La petite Nanne allait souvent filer au coin du feu de la vieille femme qui lui racontait des histoires du temps passé, et lui apprenait de belles prières. Elle lui parlait aussi du grand chagrin qu'elle avait eu en perdant son mari et ses quatre enfants, tous morts dans le même mois d'une terrible maladie qui avait tué bien du monde, et qu'on appelle le choléra. Toujours elle pleurait au souvenir de ses chers défunts.
Un hiver, la mère Douce prit une fraîcheur sur les yeux; et, quand ils furent désenflés, il se trouva qu'elle n'y voyait plus guère. Elle pouvait à peine se conduire en plein jour; le soir, une heure avant le coucher du soleil, elle n'y voyait goutte; et cette bonne vieille n'osait pas sortir de sa maison, tant elle avait peur de tomber. Quand elle voulait prendre quelque chose dans son armoire, elle avait toutes les peines du monde à mettre la clef dans la serrure.

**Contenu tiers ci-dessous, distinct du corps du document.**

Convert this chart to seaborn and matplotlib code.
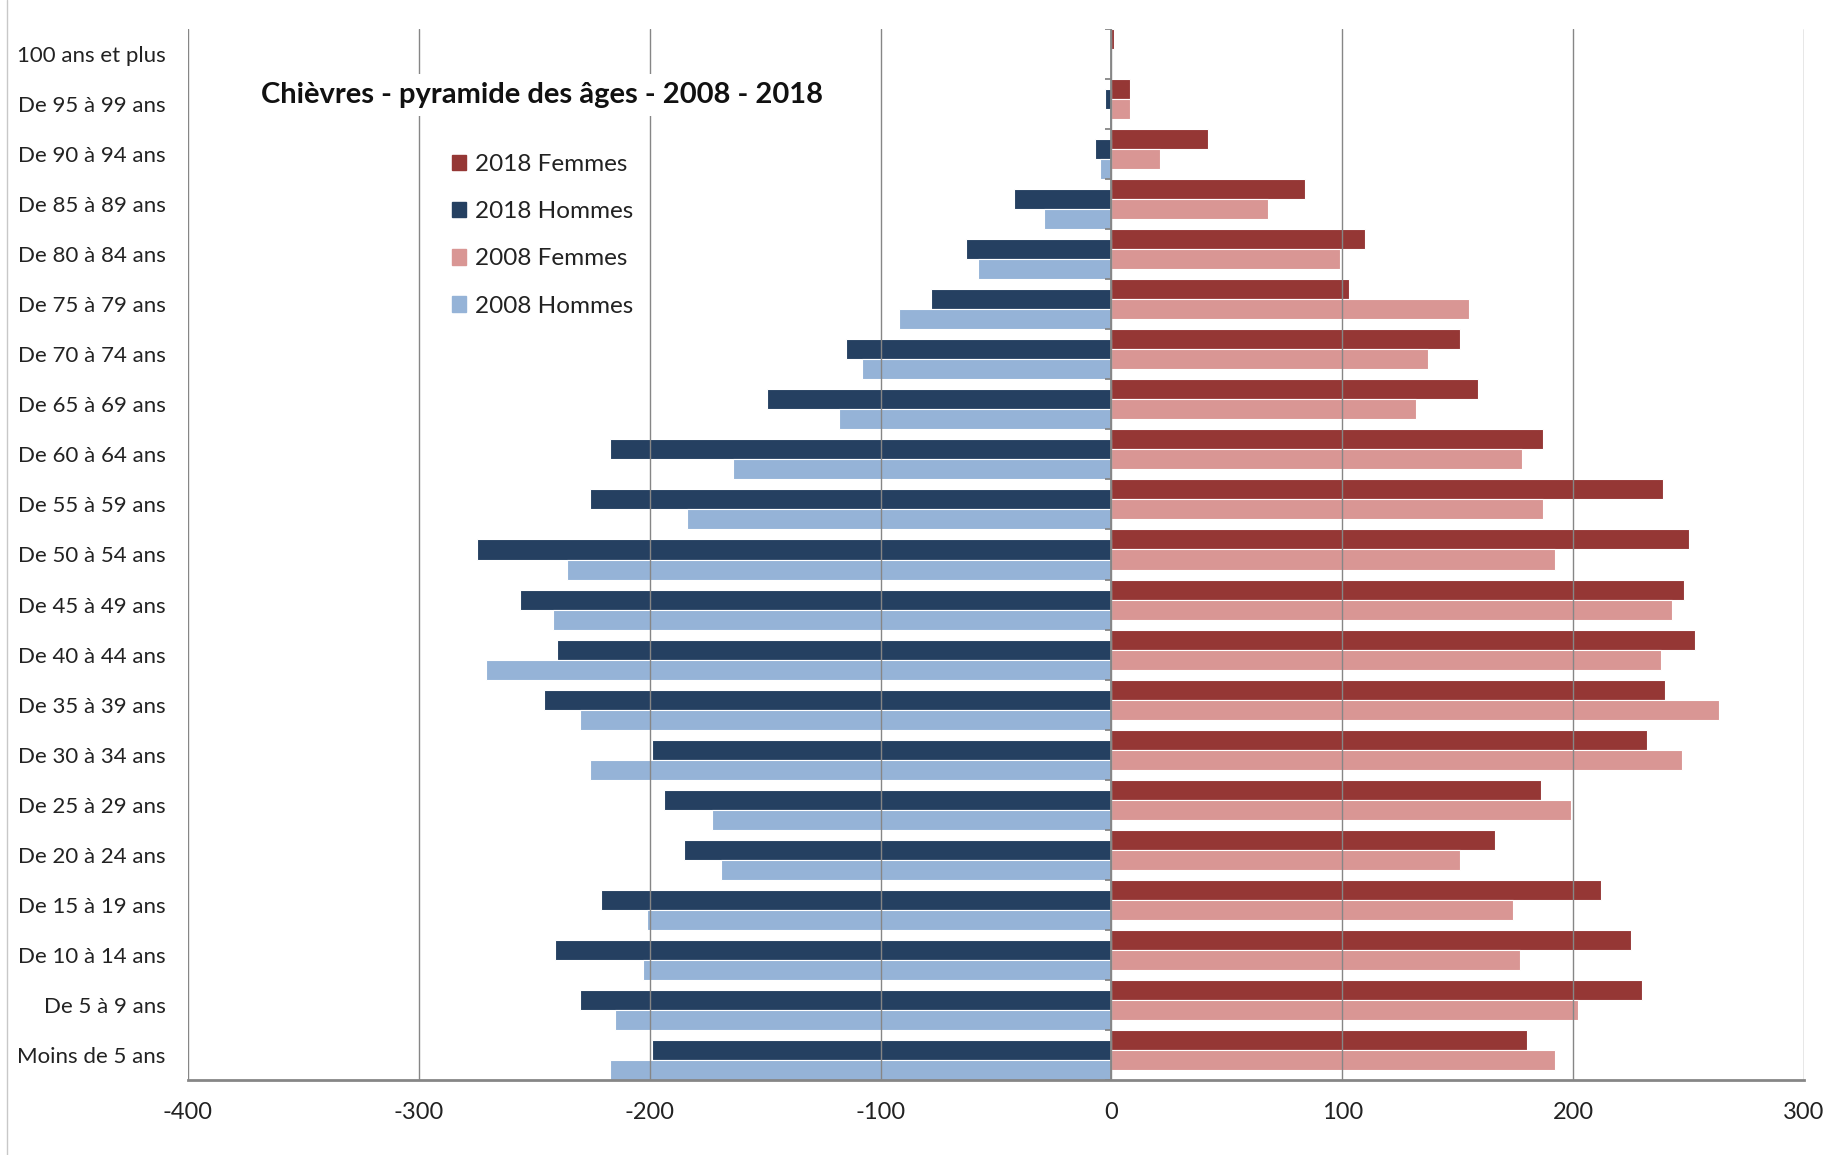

La pauvre femme était désolée d'être aveugle, et ses plaintes faisaient pleurer la petite Nanne, qui, pour diminuer le grand ennui de sa bonne voisine, lui rendait toutes sortes de services. Dès le matin, elle l'aidait à faire son lit, mettait son pot devant le feu et taillait sa soupe. Si la mère Douce voulait manger un peu de salade, Nanne allait la lui cueillir, l'épluchait bien proprement, et ensuite l'assaisonnait. S'il y avait un point à faire aux vêtements de la vieille femme, ou s'ils avaient besoin d'être nettoyés, Nanne s'en occupait, parce que la mère Douce était fort soigneuse et tenait beaucoup à la propreté. Elle la menait promener au lieu d'aller courir avec les autres petites filles du village; et M. le curé l'encourageait à continuer son oeuvre charitable, en lui disant qu'elle obéissait à la volonté de Dieu qui veut qu'on s'aide les uns les autres.
La mère Douce avait vendu sa vache et sa chèvre depuis qu'elle ne voyait plus assez clair pour les soigner. Mais, comme il lui fallait bien un peu d'argent pour acheter du sel, de la chandelle et d'autres petites choses, Nanne allait vendre à la ville les beaux fruits de sa voisine et en rapportait tout ce qui lui était nécessaire. Tout cela n'empêchait pas Nanne de travailler à l'ouvrage que sa mère lui donnait à faire.
La mère Douce eut tant de chagrin d'avoir perdu la vue, qu'elle tomba en langueur et mourut au bout de deux ans. Quand elle sentit sa fin, elle pria M. le curé d'envoyer chercher un notaire, parce qu'elle voulait donner tout son bien à la petite Nanne qui, ayant eu pitié de son infirmité, l'avait aussi bien soignée que l'eût pu faire sa propre fille, et cela sans jamais se rebuter.